What Is Not Considered Lobbying
Several activities are specifically excluded from the definition of lobbying:
- Nonpartisan analysis, study, or research, provided it presents a full and fair exposition of facts enabling the public to form its own opinion, even if the communication takes a position on an issue.
- Examination of broad social, economic, or policy problems, provided the discussion does not focus on specific legislation or urge legislative action.
- Member communications, when directed primarily to members and not encouraging direct or grassroots lobbying.
- Requests for executive or administrative action, such as meeting with agency officials to influence regulations or enforcement practices.
These exceptions allow nonprofits to educate the public, conduct policy research, and advocate for social change without engaging in lobbying as defined under the Code.
Action Organizations
An organization cannot qualify as a 501(c)(3) if a substantial part of its activities is directed toward influencing legislation or if achieving its mission inherently requires legislative change. Such entities are classified as “action organizations” and are ineligible for tax exemption under Section 501(c)(3). For example, a group whose central goal is to change policing laws or drug statutes would likely be an action organization unless its purpose is framed primarily as educational or charitable rather than legislative.
Protests and Demonstrations
Public demonstrations and protest marches organized by 501(c)(3) organizations generally do not constitute lobbying, unless they specifically call for legislative action by a legislative body on a particular bill or name specific legislators and urge contact.
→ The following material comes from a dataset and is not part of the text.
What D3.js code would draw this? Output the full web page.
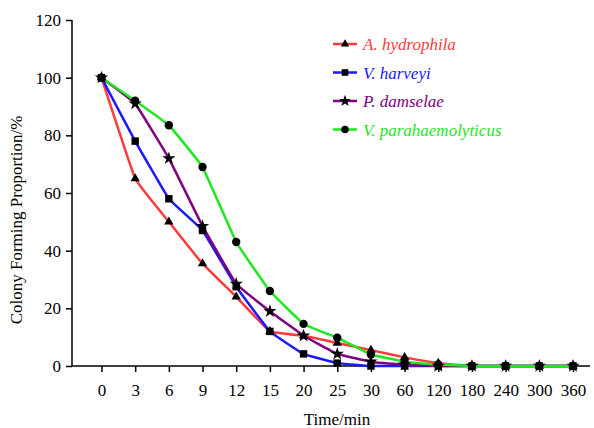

A rally protesting police violence, for instance, would not be lobbying unless it explicitly supported or opposed a pending bill and asked participants to pressure legislators.
Lobbying Registration Requirements
Separate from federal tax law, both federal and Michigan statutes regulate lobbying activities and may require registration.
- Under the federal Lobbying Disclosure Act, individuals or entities—including nonprofits—must register if they spend more than 20% of their time on lobbying or exceed certain expenditure thresholds (currently around $13,000 per quarter).
- Under the Michigan Lobby Registration Act, any person or organization spending more than a specified amount in a 12-month period on lobbying, or more than a specified amount to lobby a single official, must register. Michigan’s definition of lobbying is broader than the IRS’s and includes communications with executive officials for the purpose of influencing legislation or administrative action.
Conclusion
Nonprofit organizations should not shy away from advocacy out of fear of losing their tax-exempt status. Both the federal tax code and Michigan law recognize that limited lobbying is consistent with charitable purposes. By understanding the distinctions between advocacy and lobbying, carefully managing expenditures, and—where appropriate—making the 501(h) election, 501(c)(3) organizations can lawfully and effectively engage in shaping the policies that affect their missions and service communities.